**Exercise prompt**. Retype only the lines from the one containing "Write the Chart.js code for this chart." through the one containing "const gains = [gain50, gain100, gain150, gain200];", both included, word for word. Pictures stay out of the copy.

**Entries provided**.
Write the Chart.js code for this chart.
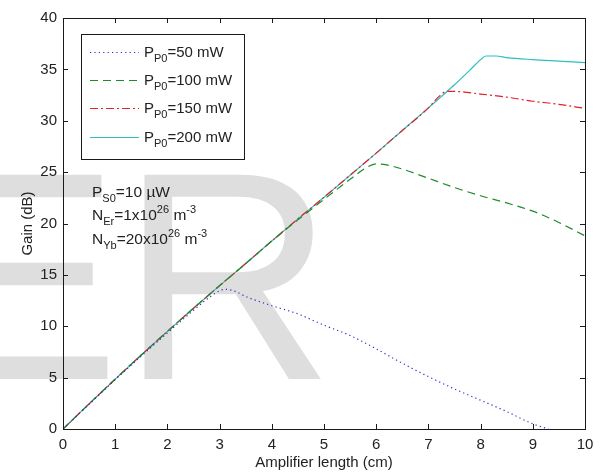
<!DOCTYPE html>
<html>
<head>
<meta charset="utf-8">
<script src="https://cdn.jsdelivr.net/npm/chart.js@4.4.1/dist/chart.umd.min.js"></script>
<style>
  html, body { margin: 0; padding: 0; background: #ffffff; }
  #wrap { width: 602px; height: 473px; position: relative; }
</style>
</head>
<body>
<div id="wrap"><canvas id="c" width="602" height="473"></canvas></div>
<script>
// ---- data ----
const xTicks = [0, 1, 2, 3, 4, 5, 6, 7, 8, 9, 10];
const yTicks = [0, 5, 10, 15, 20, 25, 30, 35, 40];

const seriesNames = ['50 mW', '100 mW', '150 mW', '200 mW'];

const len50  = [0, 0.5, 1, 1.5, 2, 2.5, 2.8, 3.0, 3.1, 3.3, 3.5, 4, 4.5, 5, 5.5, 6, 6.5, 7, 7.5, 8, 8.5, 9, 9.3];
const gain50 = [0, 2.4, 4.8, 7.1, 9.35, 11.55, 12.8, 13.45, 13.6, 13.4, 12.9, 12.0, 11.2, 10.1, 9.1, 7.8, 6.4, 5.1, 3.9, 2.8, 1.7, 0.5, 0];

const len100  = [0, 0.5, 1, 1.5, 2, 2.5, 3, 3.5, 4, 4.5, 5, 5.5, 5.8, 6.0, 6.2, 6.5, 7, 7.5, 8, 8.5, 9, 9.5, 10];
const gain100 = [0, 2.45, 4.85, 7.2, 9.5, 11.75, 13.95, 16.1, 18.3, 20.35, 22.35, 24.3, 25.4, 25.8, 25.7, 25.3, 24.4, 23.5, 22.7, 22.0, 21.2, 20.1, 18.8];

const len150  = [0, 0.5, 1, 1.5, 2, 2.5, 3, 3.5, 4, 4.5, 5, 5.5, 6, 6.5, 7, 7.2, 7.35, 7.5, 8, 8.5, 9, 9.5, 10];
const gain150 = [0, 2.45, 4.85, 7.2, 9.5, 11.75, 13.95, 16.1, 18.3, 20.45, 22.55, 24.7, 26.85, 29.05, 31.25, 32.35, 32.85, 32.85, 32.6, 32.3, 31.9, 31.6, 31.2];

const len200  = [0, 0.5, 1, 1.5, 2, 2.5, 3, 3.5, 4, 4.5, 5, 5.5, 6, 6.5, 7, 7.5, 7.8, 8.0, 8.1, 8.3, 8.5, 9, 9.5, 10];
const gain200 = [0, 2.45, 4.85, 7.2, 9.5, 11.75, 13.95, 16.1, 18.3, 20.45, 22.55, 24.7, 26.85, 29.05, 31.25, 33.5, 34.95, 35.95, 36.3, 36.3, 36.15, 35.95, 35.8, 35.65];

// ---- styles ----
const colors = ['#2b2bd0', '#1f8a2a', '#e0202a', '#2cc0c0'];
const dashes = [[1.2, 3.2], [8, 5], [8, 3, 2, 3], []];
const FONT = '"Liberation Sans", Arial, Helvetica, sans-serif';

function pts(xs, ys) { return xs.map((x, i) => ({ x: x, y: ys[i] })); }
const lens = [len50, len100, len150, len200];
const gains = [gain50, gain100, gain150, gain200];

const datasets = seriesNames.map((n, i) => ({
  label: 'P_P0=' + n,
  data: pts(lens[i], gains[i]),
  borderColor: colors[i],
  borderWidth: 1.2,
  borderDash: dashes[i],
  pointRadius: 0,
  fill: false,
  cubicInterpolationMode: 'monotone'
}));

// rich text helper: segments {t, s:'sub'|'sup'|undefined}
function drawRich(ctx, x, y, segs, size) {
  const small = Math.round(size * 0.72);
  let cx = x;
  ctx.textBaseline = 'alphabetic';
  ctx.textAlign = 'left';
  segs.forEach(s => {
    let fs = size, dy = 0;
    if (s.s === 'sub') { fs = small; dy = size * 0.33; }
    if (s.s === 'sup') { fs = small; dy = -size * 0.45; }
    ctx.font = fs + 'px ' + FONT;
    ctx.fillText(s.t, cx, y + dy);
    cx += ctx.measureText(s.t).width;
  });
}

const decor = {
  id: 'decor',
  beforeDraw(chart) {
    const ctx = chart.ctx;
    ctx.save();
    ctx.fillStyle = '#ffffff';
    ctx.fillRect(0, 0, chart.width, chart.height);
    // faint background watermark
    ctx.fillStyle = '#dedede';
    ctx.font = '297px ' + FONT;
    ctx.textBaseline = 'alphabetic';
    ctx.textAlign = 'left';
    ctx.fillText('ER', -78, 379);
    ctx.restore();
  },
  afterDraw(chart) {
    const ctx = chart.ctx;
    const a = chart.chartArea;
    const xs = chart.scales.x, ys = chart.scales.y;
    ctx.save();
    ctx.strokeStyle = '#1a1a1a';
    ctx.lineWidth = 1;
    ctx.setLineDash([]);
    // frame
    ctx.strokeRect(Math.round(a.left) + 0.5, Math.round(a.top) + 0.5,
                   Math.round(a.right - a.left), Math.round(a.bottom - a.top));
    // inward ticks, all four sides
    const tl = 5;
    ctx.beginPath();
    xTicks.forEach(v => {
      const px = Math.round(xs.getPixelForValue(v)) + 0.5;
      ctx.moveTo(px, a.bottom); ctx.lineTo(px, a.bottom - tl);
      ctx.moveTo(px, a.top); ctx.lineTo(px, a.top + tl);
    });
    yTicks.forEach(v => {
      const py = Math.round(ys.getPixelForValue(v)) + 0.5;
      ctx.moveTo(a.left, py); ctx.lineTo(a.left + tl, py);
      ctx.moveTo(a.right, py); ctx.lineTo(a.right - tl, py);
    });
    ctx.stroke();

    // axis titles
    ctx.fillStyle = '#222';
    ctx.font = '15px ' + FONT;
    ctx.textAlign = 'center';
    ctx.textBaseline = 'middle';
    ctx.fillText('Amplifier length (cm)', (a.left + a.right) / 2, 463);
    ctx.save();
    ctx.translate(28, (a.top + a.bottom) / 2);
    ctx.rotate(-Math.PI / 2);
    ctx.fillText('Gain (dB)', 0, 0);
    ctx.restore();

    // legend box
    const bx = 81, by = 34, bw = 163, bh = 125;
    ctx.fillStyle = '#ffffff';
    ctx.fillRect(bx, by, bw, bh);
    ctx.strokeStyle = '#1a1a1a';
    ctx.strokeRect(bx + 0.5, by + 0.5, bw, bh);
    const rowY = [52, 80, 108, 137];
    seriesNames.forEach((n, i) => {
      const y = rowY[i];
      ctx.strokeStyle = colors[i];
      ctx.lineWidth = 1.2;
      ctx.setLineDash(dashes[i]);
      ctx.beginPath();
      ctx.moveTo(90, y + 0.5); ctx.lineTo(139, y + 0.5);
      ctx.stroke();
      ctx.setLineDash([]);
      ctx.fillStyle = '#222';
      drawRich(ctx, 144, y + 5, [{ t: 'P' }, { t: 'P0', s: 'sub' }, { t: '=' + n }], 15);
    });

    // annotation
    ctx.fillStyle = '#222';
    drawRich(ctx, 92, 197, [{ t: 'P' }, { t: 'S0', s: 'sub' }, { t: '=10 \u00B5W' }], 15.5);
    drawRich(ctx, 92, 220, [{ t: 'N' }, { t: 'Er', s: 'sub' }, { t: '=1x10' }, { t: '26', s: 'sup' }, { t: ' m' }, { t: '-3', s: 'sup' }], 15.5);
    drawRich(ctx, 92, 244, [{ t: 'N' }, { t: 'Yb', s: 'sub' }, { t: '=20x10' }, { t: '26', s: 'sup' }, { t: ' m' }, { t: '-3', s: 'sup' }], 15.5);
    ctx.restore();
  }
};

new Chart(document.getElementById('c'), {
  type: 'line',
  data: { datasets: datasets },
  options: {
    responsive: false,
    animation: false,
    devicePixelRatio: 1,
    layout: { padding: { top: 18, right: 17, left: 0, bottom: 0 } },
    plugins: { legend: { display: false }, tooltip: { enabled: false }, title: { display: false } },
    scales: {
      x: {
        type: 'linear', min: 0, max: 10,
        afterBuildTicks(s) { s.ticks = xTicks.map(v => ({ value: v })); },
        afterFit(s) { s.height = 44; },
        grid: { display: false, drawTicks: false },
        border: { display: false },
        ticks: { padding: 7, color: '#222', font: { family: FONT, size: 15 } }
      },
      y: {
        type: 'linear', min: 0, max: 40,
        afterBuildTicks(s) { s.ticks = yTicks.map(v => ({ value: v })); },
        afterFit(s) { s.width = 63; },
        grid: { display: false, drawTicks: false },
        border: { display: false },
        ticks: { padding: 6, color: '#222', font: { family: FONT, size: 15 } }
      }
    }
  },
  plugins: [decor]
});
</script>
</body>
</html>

==

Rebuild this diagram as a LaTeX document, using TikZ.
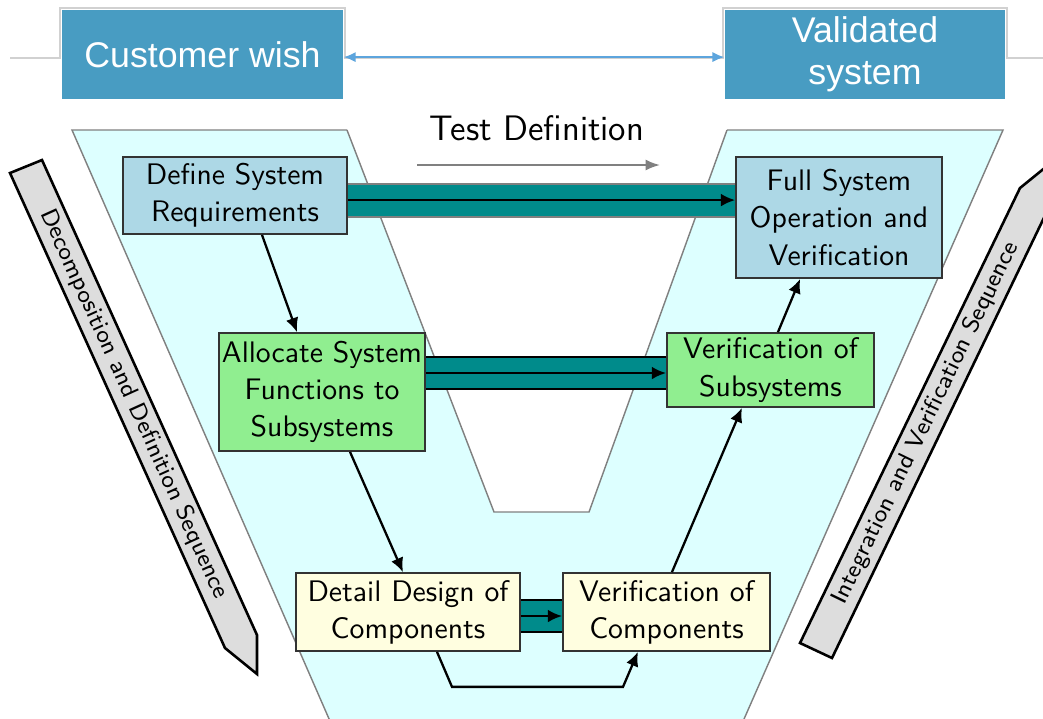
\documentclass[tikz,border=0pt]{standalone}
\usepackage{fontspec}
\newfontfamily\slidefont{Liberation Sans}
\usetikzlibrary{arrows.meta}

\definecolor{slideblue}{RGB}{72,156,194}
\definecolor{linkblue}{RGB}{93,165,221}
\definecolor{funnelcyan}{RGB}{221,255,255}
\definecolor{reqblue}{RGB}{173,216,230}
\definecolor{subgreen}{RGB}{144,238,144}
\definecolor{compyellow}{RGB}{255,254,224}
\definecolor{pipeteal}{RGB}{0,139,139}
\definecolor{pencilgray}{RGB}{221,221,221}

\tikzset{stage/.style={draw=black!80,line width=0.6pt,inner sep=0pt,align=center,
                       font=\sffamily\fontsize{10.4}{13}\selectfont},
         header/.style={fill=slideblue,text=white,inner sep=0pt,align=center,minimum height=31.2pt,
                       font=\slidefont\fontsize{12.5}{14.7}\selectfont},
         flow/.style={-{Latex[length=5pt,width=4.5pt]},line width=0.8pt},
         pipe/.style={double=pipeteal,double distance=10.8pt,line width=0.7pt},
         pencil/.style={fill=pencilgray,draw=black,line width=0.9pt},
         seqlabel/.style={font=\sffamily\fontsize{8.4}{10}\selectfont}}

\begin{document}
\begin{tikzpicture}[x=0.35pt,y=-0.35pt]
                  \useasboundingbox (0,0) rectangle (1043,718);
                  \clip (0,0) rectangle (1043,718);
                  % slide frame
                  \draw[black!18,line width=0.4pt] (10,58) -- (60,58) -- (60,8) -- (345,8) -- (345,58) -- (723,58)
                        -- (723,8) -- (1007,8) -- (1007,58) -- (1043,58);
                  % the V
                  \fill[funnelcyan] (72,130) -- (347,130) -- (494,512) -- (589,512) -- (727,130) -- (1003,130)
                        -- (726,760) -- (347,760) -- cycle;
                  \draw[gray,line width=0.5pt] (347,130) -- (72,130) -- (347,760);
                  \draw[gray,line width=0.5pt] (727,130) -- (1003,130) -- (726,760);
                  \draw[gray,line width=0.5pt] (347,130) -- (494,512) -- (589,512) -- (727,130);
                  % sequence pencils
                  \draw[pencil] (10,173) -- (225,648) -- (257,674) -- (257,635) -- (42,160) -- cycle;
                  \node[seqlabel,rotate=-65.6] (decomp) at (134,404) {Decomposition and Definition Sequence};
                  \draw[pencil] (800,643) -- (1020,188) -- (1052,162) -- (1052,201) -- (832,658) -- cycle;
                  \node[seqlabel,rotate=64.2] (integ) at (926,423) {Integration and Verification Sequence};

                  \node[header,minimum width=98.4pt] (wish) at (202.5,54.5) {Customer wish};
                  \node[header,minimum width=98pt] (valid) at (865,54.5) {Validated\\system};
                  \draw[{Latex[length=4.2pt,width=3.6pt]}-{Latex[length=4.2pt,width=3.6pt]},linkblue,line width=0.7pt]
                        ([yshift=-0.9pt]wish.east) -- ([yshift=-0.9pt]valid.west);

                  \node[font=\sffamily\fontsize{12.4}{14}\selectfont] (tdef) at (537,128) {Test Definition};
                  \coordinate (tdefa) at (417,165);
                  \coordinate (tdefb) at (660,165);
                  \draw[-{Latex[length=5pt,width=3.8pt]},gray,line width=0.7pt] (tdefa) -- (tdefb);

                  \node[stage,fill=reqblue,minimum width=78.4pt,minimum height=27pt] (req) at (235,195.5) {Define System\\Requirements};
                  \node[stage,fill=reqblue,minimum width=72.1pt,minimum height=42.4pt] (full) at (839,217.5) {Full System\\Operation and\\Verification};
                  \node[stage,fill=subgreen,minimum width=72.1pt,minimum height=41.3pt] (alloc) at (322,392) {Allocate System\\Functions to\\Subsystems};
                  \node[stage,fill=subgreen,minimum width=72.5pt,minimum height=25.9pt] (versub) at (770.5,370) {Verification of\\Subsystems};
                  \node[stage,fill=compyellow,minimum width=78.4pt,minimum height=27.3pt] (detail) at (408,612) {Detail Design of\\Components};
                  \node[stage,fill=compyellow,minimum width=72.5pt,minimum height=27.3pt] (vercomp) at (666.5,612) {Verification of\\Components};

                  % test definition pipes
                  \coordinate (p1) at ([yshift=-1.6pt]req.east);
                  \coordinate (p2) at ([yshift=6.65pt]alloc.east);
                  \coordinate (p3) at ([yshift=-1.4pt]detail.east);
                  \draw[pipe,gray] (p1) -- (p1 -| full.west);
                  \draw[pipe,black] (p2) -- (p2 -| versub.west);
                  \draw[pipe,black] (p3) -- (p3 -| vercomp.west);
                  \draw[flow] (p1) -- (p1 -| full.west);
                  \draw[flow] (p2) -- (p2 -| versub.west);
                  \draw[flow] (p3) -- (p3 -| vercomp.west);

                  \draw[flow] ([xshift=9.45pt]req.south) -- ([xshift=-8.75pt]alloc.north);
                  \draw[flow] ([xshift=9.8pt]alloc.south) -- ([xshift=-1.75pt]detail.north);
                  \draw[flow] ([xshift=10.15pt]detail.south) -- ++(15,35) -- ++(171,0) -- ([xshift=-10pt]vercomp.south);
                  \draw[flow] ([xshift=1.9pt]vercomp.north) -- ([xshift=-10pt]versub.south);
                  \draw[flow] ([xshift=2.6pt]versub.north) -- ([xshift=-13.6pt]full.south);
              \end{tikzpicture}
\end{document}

**Result**.
Write the Chart.js code for this chart.
<!DOCTYPE html>
<html>
<head>
<meta charset="utf-8">
<script src="https://cdn.jsdelivr.net/npm/chart.js@4.4.1/dist/chart.umd.min.js"></script>
<style>
  html, body { margin: 0; padding: 0; background: #ffffff; }
  #wrap { width: 602px; height: 473px; position: relative; }
</style>
</head>
<body>
<div id="wrap"><canvas id="c" width="602" height="473"></canvas></div>
<script>
// ---- data ----
const xTicks = [0, 1, 2, 3, 4, 5, 6, 7, 8, 9, 10];
const yTicks = [0, 5, 10, 15, 20, 25, 30, 35, 40];

const seriesNames = ['50 mW', '100 mW', '150 mW', '200 mW'];

const len50  = [0, 0.5, 1, 1.5, 2, 2.5, 2.8, 3.0, 3.1, 3.3, 3.5, 4, 4.5, 5, 5.5, 6, 6.5, 7, 7.5, 8, 8.5, 9, 9.3];
const gain50 = [0, 2.4, 4.8, 7.1, 9.35, 11.55, 12.8, 13.45, 13.6, 13.4, 12.9, 12.0, 11.2, 10.1, 9.1, 7.8, 6.4, 5.1, 3.9, 2.8, 1.7, 0.5, 0];

const len100  = [0, 0.5, 1, 1.5, 2, 2.5, 3, 3.5, 4, 4.5, 5, 5.5, 5.8, 6.0, 6.2, 6.5, 7, 7.5, 8, 8.5, 9, 9.5, 10];
const gain100 = [0, 2.45, 4.85, 7.2, 9.5, 11.75, 13.95, 16.1, 18.3, 20.35, 22.35, 24.3, 25.4, 25.8, 25.7, 25.3, 24.4, 23.5, 22.7, 22.0, 21.2, 20.1, 18.8];

const len150  = [0, 0.5, 1, 1.5, 2, 2.5, 3, 3.5, 4, 4.5, 5, 5.5, 6, 6.5, 7, 7.2, 7.35, 7.5, 8, 8.5, 9, 9.5, 10];
const gain150 = [0, 2.45, 4.85, 7.2, 9.5, 11.75, 13.95, 16.1, 18.3, 20.45, 22.55, 24.7, 26.85, 29.05, 31.25, 32.35, 32.85, 32.85, 32.6, 32.3, 31.9, 31.6, 31.2];

const len200  = [0, 0.5, 1, 1.5, 2, 2.5, 3, 3.5, 4, 4.5, 5, 5.5, 6, 6.5, 7, 7.5, 7.8, 8.0, 8.1, 8.3, 8.5, 9, 9.5, 10];
const gain200 = [0, 2.45, 4.85, 7.2, 9.5, 11.75, 13.95, 16.1, 18.3, 20.45, 22.55, 24.7, 26.85, 29.05, 31.25, 33.5, 34.95, 35.95, 36.3, 36.3, 36.15, 35.95, 35.8, 35.65];

// ---- styles ----
const colors = ['#2b2bd0', '#1f8a2a', '#e0202a', '#2cc0c0'];
const dashes = [[1.2, 3.2], [8, 5], [8, 3, 2, 3], []];
const FONT = '"Liberation Sans", Arial, Helvetica, sans-serif';

function pts(xs, ys) { return xs.map((x, i) => ({ x: x, y: ys[i] })); }
const lens = [len50, len100, len150, len200];
const gains = [gain50, gain100, gain150, gain200];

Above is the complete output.